Круг Нилуса, по-видимому, был в курсе о театрально-эстрадном, опереточном происхождении этой арии. Если же они имели хотя бы приблизительное представление о содержании всей пьесы (например, что-то об этом могло упоминаться в той же газете «Речь»), то можно представить себе, сколь кощунственным должно было им казаться то преломление, которое получил в пьесе мотив распятия. Этот контекст, конечно, фрустрировал Нилуса и переплавился потом у него в конспирологическую фантазию о «подлой шансонетке» якобы на тему «сойди с креста». Вероятно, свою всегдашнюю роль тут сыграл роль и тривиальный эффект пресловутого испорченного телефона.

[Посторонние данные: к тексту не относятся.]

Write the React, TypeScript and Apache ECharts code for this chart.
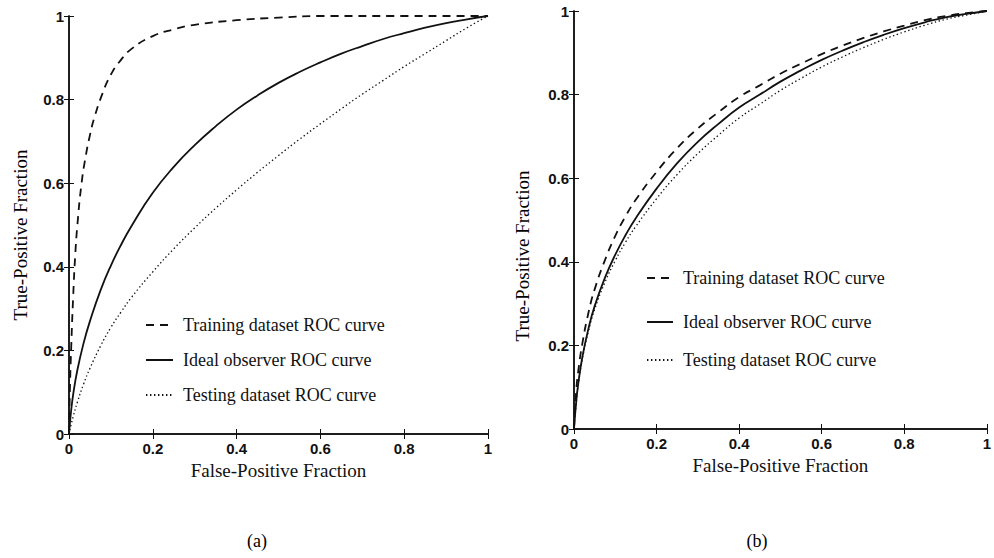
import React, { useEffect, useRef } from "react";
import * as echarts from "echarts";

// Panel (a): false-positive fraction samples and true-positive fractions per curve
const fprTrainingA = [0, 0.002, 0.005, 0.01, 0.015, 0.02, 0.03, 0.04, 0.05, 0.06, 0.08, 0.1, 0.12, 0.15, 0.2, 0.25, 0.3, 0.4, 0.5, 0.6, 0.8, 1];
const tprTrainingA = [0, 0.1, 0.2, 0.33, 0.43, 0.5, 0.6, 0.665, 0.715, 0.755, 0.815, 0.86, 0.89, 0.922, 0.952, 0.968, 0.979, 0.99, 0.996, 1, 1, 1];

const fprGrid = [0, 0.005, 0.01, 0.02, 0.035, 0.05, 0.075, 0.1, 0.125, 0.15, 0.2, 0.25, 0.3, 0.35, 0.4, 0.45, 0.5, 0.55, 0.6, 0.65, 0.7, 0.75, 0.8, 0.85, 0.9, 0.95, 1];
const tprIdealA = [0, 0.055, 0.095, 0.153, 0.218, 0.27, 0.343, 0.403, 0.454, 0.499, 0.577, 0.639, 0.691, 0.736, 0.776, 0.81, 0.84, 0.866, 0.889, 0.91, 0.928, 0.945, 0.959, 0.972, 0.983, 0.992, 1];
const tprTestingA = [0, 0.0225, 0.042, 0.076, 0.12, 0.157, 0.21, 0.255, 0.293, 0.328, 0.388, 0.443, 0.493, 0.54, 0.584, 0.626, 0.666, 0.705, 0.742, 0.778, 0.813, 0.846, 0.879, 0.91, 0.941, 0.972, 1];

// Panel (b): all three curves share the same false-positive samples
const tprTrainingB = [0, 0.086, 0.136, 0.203, 0.278, 0.334, 0.404, 0.462, 0.509, 0.549, 0.615, 0.672, 0.719, 0.758, 0.794, 0.822, 0.85, 0.874, 0.897, 0.917, 0.935, 0.951, 0.965, 0.978, 0.988, 0.995, 1];
const tprIdealB = [0, 0.061, 0.106, 0.171, 0.24, 0.294, 0.362, 0.417, 0.464, 0.505, 0.575, 0.636, 0.687, 0.73, 0.769, 0.8, 0.831, 0.858, 0.883, 0.905, 0.925, 0.943, 0.959, 0.973, 0.985, 0.993, 1];
const tprTestingB = [0, 0.058, 0.102, 0.166, 0.234, 0.286, 0.351, 0.403, 0.447, 0.485, 0.551, 0.609, 0.659, 0.703, 0.744, 0.777, 0.81, 0.839, 0.866, 0.89, 0.912, 0.932, 0.95, 0.966, 0.98, 0.99, 1];

const seriesNames = [
  "Training dataset ROC curve",
  "Ideal observer ROC curve",
  "Testing dataset ROC curve",
];
const panelLabels = ["(a)", "(b)"];
const xAxisTitle = "False-Positive Fraction";
const yAxisTitle = "True-Positive Fraction";

const INK = "#111";
const SERIF = "'Liberation Serif', 'DejaVu Serif', serif";
const SANS = "'Liberation Sans', Arial, sans-serif";

const lineStyles = [
  { type: [8, 6] as number[], width: 1.8 },
  { type: "solid", width: 1.8 },
  { type: [1.4, 2.6] as number[], width: 1.3 },
];

const zip = (xs: number[], ys: number[]) => xs.map((x, i) => [x, ys[i]]);

export default function App() {
  const ref = useRef<HTMLDivElement>(null);

  useEffect(() => {
    if (!ref.current) return;
    const chart = echarts.init(ref.current, undefined, { renderer: "svg" });

    const grids = [
      { left: 69, right: 506, top: 16, bottom: 124 },
      { left: 574, right: 2, top: 11, bottom: 129 },
    ];

    const xAxes: any[] = [];
    const yAxes: any[] = [];
    grids.forEach((_, g) => {
      const common = {
        gridIndex: g,
        type: "value" as const,
        min: 0,
        max: 1,
        interval: 0.2,
        splitLine: { show: false },
        axisLine: { show: true, lineStyle: { color: INK, width: 1.5 } },
        axisTick: { show: true, inside: true, length: 5, lineStyle: { color: INK, width: 1 } },
      };
      xAxes.push({
        ...common,
        position: "bottom",
        name: xAxisTitle,
        nameLocation: "middle",
        nameGap: g === 0 ? 25 : 26,
        nameTextStyle: { fontFamily: SERIF, fontSize: 19, color: INK },
        axisLabel: { fontFamily: SANS, fontSize: 15, fontWeight: "bold", color: INK, margin: 7 },
      });
      xAxes.push({ ...common, position: "top", axisLabel: { show: false } });
      yAxes.push({
        ...common,
        position: "left",
        axisLabel: { fontFamily: SANS, fontSize: 15, fontWeight: "bold", color: INK, margin: 5 },
      });
      yAxes.push({ ...common, position: "right", axisLabel: { show: false } });
    });

    const panels = [
      [zip(fprTrainingA, tprTrainingA), zip(fprGrid, tprIdealA), zip(fprGrid, tprTestingA)],
      [zip(fprGrid, tprTrainingB), zip(fprGrid, tprIdealB), zip(fprGrid, tprTestingB)],
    ];

    const series: any[] = [];
    panels.forEach((curves, g) => {
      curves.forEach((data, i) => {
        series.push({
          type: "line",
          name: seriesNames[i],
          xAxisIndex: g * 2,
          yAxisIndex: g * 2,
          data,
          showSymbol: false,
          symbol: "none",
          smooth: 0.5,
          lineStyle: { color: INK, ...lineStyles[i] },
          itemStyle: { color: INK },
          z: 3 - i,
        });
      });
    });

    // one legend entry per component so each row can sit at its own height
    const legendRows = [
      { left: 145, width: 27, tops: [316, 351, 386] },
      { left: 646, width: 26, tops: [269, 313, 351] },
    ];
    const legends: any[] = [];
    legendRows.forEach((row) => {
      seriesNames.forEach((name, i) => {
        legends.push({
          data: [name],
          left: row.left,
          top: row.tops[i],
          padding: 0,
          itemWidth: row.width,
          itemHeight: 10,
          selectedMode: false,
          itemStyle: { opacity: 0 },
          textStyle: { fontFamily: SERIF, fontSize: 18, lineHeight: 18, color: INK, padding: [0, 0, 0, 5] },
        });
      });
    });

    const yTitles = [
      { x: 20, y: 235 },
      { x: 522, y: 256 },
    ];
    const captions = [
      { x: 257, y: 541 },
      { x: 757, y: 541 },
    ];

    chart.setOption({
      animation: false,
      backgroundColor: "#fff",
      grid: grids,
      xAxis: xAxes,
      yAxis: yAxes,
      series,
      legend: legends,
      graphic: [
        ...yTitles.map((p) => ({
          type: "text",
          x: p.x,
          y: p.y,
          rotation: Math.PI / 2,
          style: {
            text: yAxisTitle,
            fontFamily: SERIF,
            fontSize: 19,
            fill: "#000",
            align: "center",
            verticalAlign: "middle",
          },
        })),
        ...captions.map((p, i) => ({
          type: "text",
          x: p.x,
          y: p.y,
          style: {
            text: panelLabels[i],
            fontFamily: SERIF,
            fontSize: 18,
            fill: "#000",
            align: "center",
            verticalAlign: "middle",
          },
        })),
      ],
    });

    return () => chart.dispose();
  }, []);

  return (
    <div
      ref={ref}
      style={{ position: "fixed", left: 0, top: 0, width: 994, height: 558, background: "#fff" }}
    />
  );
}
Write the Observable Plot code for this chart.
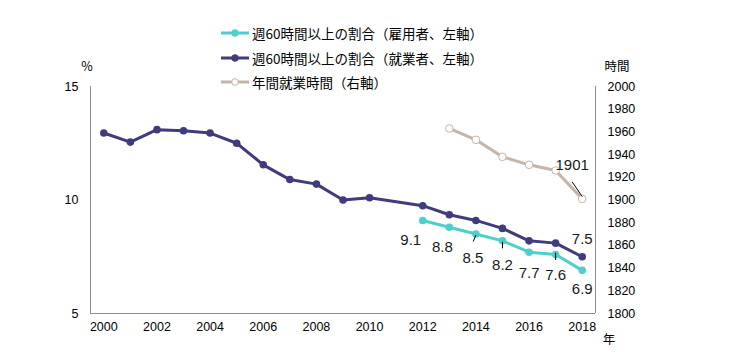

Символично, что я набрел на эту арию не ранее чем два года назад, когда часто вспоминал о Пете в связи с его внезапным уходом. И вот тогда понял, что надо рассказать эту историю и посвятить ее Пете, без которого кое-какие из описанных здесь событий, встреч, узнаваний не случились бы вовсе, а кое-какие сложились бы совсем в иной узор.